Discipline Without Blame
By Nancy Samalin with Catherine Whitney of PARENTS Magazine.


As any parent knows, one of the most difficult tasks we face is teaching our children to think, reason, plan ahead, and anticipate the results of their action - in other words, how to be responsible. The best way to accomplish this is by establishing that every behavior has consequences, whether they occur naturally or we have to create them.

When I discuss the importance of teaching children about consequences, parents often respond, "Aren't consequences just a fancy way of saying 'punishment'?" In fact, the two are opposites. Punishment is usually ineffective because its aim is to make the child feel bad, not to help him behave differently the next time. Teaching consequences gives children a way to anticipate the results of unacceptable behavior, and to participate in a plan to change that behavior. Think of it as a more advanced version of telling a toddler, "Hot!" In order to keep her from touching the stove. That's not punishment, is it?

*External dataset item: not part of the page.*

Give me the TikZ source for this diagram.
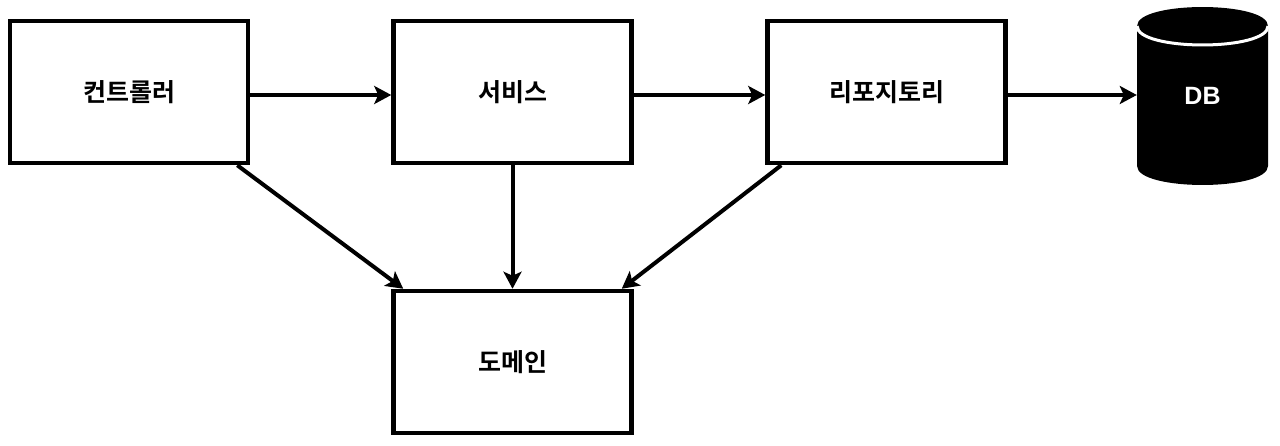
\documentclass[tikz,border=0pt]{standalone}
\usepackage{fontspec}
\usepackage{tikz}
\usetikzlibrary{arrows.meta,calc}
\newfontfamily\cjk{Noto Sans CJK KR Bold}
\newfontfamily\dbfont{Liberation Sans}

\tikzset{
  layer/.style={draw=black, line width=4.5pt, fill=white, minimum width=238pt, minimum height=142pt, font=\cjk\fontsize{25}{30}\selectfont},
  dep/.style={line width=4pt, -{Stealth[length=17pt,width=18pt,inset=4pt]}}
}

\begin{document}
\begin{tikzpicture}[x=1pt,y=-1pt]
\useasboundingbox (0,0) rectangle (1280,446);

\node[layer] (ctrl) at (129,92) {컨트롤러};
\node[layer] (svc) at (512.5,92) {서비스};
\node[layer] (repo) at (886.5,92) {리포지토리};
\node[layer] (dom) at (512.5,362) {도메인};

\fill[black] (1137,26) .. controls (1137,0.7) and (1268,0.7) .. (1268,26) -- (1268,166) .. controls (1268,191.3) and (1137,191.3) .. (1137,166) -- cycle;
\draw[white, line width=3pt] (1137,26) .. controls (1137,51.3) and (1268,51.3) .. (1268,26);
\node[minimum width=131pt, minimum height=178pt, text=white, font=\dbfont\bfseries\fontsize{25}{30}\selectfont] (db) at (1202.5,96) {DB};

\draw[dep] (ctrl.east |- 0,95) -- (svc.west |- 0,95);
\draw[dep] (svc.east |- 0,95) -- (repo.west |- 0,95);
\draw[dep] (repo.east |- 0,95) -- (db.west |- 0,95);

\draw[dep] ($(ctrl.south east)+(-13,0)$) -- ($(dom.north west)+(12,0)$);
\draw[dep] (svc.south) -- (dom.north);
\draw[dep] ($(repo.south west)+(16,0)$) -- ($(dom.north east)+(-12,0)$);

\end{tikzpicture}
\end{document}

The problem solving approach does require some patience. Your child won't always cooperate right away or come up with a positive solution. Usually, just by giving your child the chance to form his own plan, you let him know that you see him as capable of solving his own problems, not merely as a victim of his inappropriate behavior.

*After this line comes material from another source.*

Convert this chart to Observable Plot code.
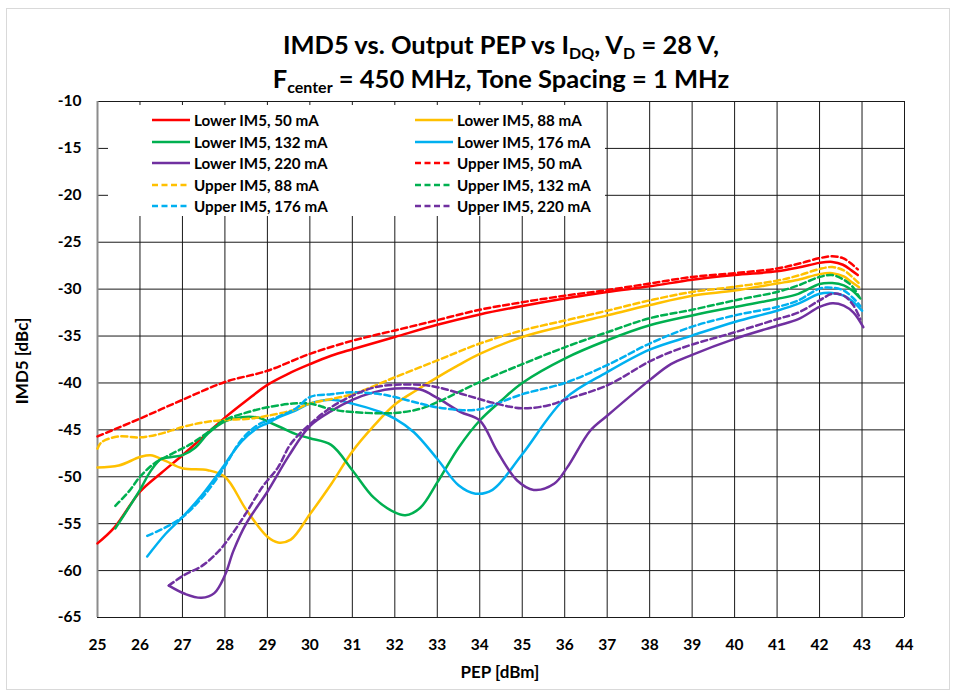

Here Are Some Things To Remember:

  • Effective consequences need to be taught in a calm, rational atmosphere.
  • Establish consequences in advance. Instead of throwing up your hands in mid crisis and yelling, "I've had it! No television tonight!" Explain in an emotionally neutral way that whether or not the child gets television in the evening is entirely up to them.
  • Parents respond by announcing a sanction that they know will make a big impression -- for example, banning television for the evening. However, while that may get you the response you want in the short run, it doesn't encourage lasting improvement in a child's behavior. To do that, you need to create a consequence logically suited to the unacceptable behavior.
  • By responding unequivocally and not judging children. Parents can make a clear connection between the negative behavior and the consequence.

    One way or another, kids ultimately discover that their behavior has a deep effect on others. And because the way children feel about themselves is critical to the way they treat other people, teaching them about the consequences of their behavior in a respectful, supportive, consistent way encourages them to give their fellow human beings the same consideration. When you use threats and blame, the best you can hope for is that your child will behave out of fear of getting caught and punched. You're far better off making your child part of the solution instead of the problem.

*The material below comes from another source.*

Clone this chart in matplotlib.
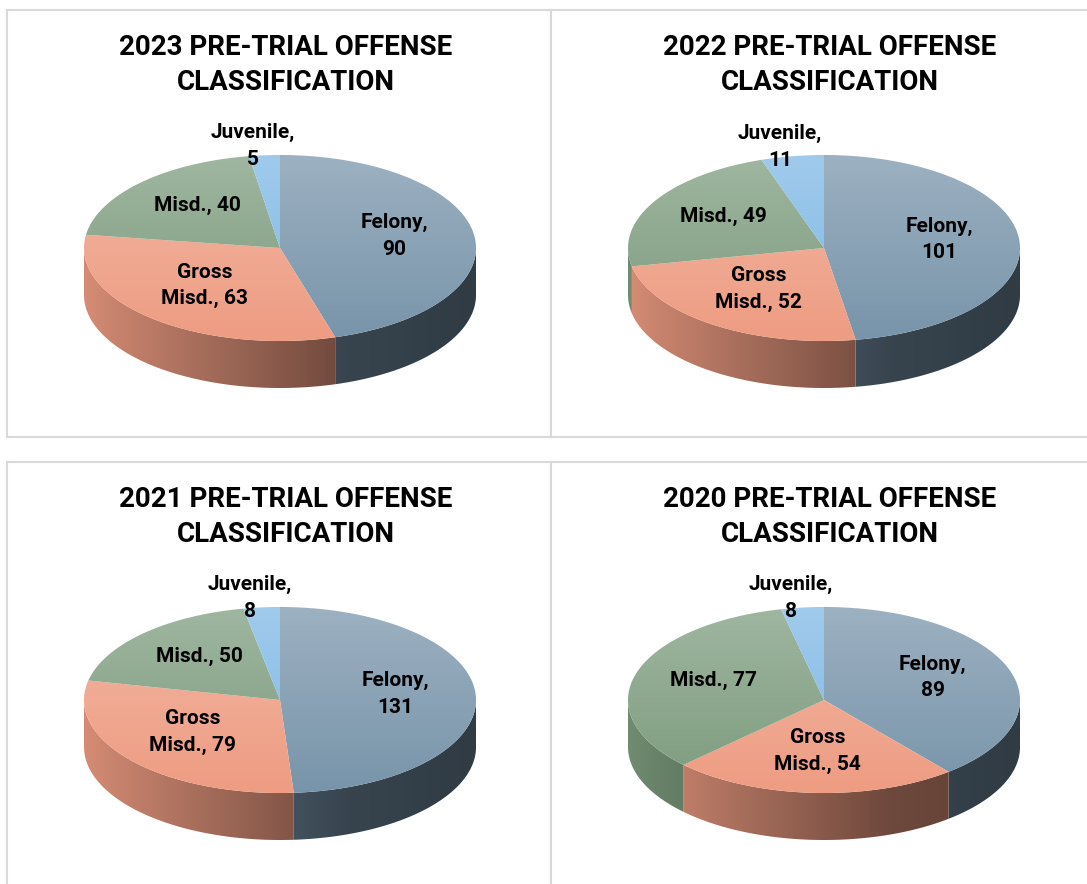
import numpy as np
import matplotlib.pyplot as plt
from matplotlib.patches import Polygon
from matplotlib.colors import to_rgb

# data
years = ["2023", "2022", "2021", "2020"]
categories = ["Felony", "Gross Misd.", "Misd.", "Juvenile"]
counts_2023 = [90, 63, 40, 5]
counts_2022 = [101, 52, 49, 11]
counts_2021 = [131, 79, 50, 8]
counts_2020 = [89, 54, 77, 8]
label_fmt = ["Felony,\n{}", "Gross\nMisd., {}", "Misd., {}", "Juvenile,\n{}"]
colors = ["#7894AA", "#EE9C82", "#7C9B7D", "#7DB7E5"]

all_counts = [counts_2023, counts_2022, counts_2021, counts_2020]

plt.rcParams['font.family'] = ['Roboto', 'DejaVu Sans']

W, H = 1087, 884
fig = plt.figure(figsize=(W / 100, H / 100), dpi=100)
fig.patch.set_facecolor('white')

panel_w, panel_h = 544, 427
panels = [(7, 10), (551, 10), (7, 462), (551, 462)]

# pie geometry inside a panel (pixels, y up)
cx, cy = 273, 189
rx, ry, depth = 196, 93, 47


def side_shade(xn):
    # lit from the left, darker to the right
    return np.interp(xn, [-1, -0.85, 0.35, 1], [0.9, 0.84, 0.46, 0.40])


def arc(a_from, a_to, n=300):
    t = np.radians(np.linspace(a_from, a_to, n))
    return cx + rx * np.cos(t), cy + ry * np.sin(t)


def draw_pie(ax, counts):
    vals = np.array(counts, dtype=float)
    frac = vals / vals.sum()
    edges = 90 - np.concatenate([[0], np.cumsum(frac)]) * 360

    # side wall (front half only), horizontal shading
    xs = np.linspace(cx - rx, cx + rx, 400)
    for i in range(len(vals)):
        a1, a2 = edges[i], edges[i + 1]
        lo, hi = max(a2, -180), min(a1, 0)
        if hi <= lo:
            continue
        x, y = arc(hi, lo)
        pts = list(zip(x, y)) + list(zip(x[::-1], y[::-1] - depth))
        base = np.array(to_rgb(colors[i]))
        row = np.clip(base[None, :] * side_shade((xs - cx) / rx)[:, None], 0, 1)
        img = np.repeat(row[None, :, :], 2, axis=0)
        clip = Polygon(pts, closed=True, facecolor='none', edgecolor='none')
        ax.add_patch(clip)
        im = ax.imshow(img, extent=(cx - rx, cx + rx, cy - ry - depth - 2, cy + 2),
                       origin='upper', aspect='auto', interpolation='bilinear', zorder=1)
        im.set_clip_path(clip)

    # top face with vertical gradient
    for i in range(len(vals)):
        a1, a2 = edges[i], edges[i + 1]
        x, y = arc(a1, a2)
        pts = [(cx, cy)] + list(zip(x, y))
        base = np.array(to_rgb(colors[i]))
        light = base + (1 - base) * 0.27
        g = np.linspace(0, 1, 200)[:, None, None]
        img = light * (1 - g) + base * g
        im = ax.imshow(img, extent=(cx - rx, cx + rx, cy - ry, cy + ry),
                       origin='upper', aspect='auto', interpolation='bilinear', zorder=2)
        clip = Polygon(pts, closed=True, facecolor='none', edgecolor='none')
        ax.add_patch(clip)
        im.set_clip_path(clip)

    # data labels
    for i in range(len(vals)):
        mid = np.radians((edges[i] + edges[i + 1]) / 2)
        if frac[i] < 0.06:
            r, dx, dy = 1.08, -10, 2
        else:
            r, dx, dy = 0.59, 0, 4
        x = cx + rx * r * np.cos(mid) + dx
        y = cy + ry * r * np.sin(mid) + dy
        ax.text(x, y, label_fmt[i].format(counts[i]), ha='center', va='center',
                fontsize=15, fontweight='bold', color='black', linespacing=1.5, zorder=5)


for (px, py), year, counts in zip(panels, years, all_counts):
    ax = fig.add_axes([px / W, 1 - (py + panel_h) / H, panel_w / W, panel_h / H])
    draw_pie(ax, counts)
    ax.set_xlim(0, panel_w)
    ax.set_ylim(0, panel_h)
    ax.set_xticks([])
    ax.set_yticks([])
    for sp in ax.spines.values():
        sp.set_color('#D9D9D9')
        sp.set_linewidth(1.5)
    ax.text(279, 372, year + " PRE-TRIAL OFFENSE\nCLASSIFICATION", ha='center', va='center',
            fontsize=20, fontweight='bold', linespacing=1.35)

fig.savefig('out.png', dpi=100)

What Is A Fitting Consequence?

If your child ... You can say ...
... keeps climbing to the top of the jungle gym when you've repeatedly told him not to go above the third rung. We're leaving now. The rule is that you're not to go higher than the third rung. Because you keep going to the top, we can't stay here.
... throws a ball and breaks your favorite lamp. Let's both work out a way for you to pay for a new lamp, either with your allowance or by doing extra chores for a while.
... refuses to share a game with his sister that belongs to both of them. I'm putting the game away for now. When you're ready to share, you can have it back.
... continues to ride her bike after you've asked her to stop and come in for dinner. I'm sorry, but you can't ride your bike afer dinner because you didn't stop when I asked you to.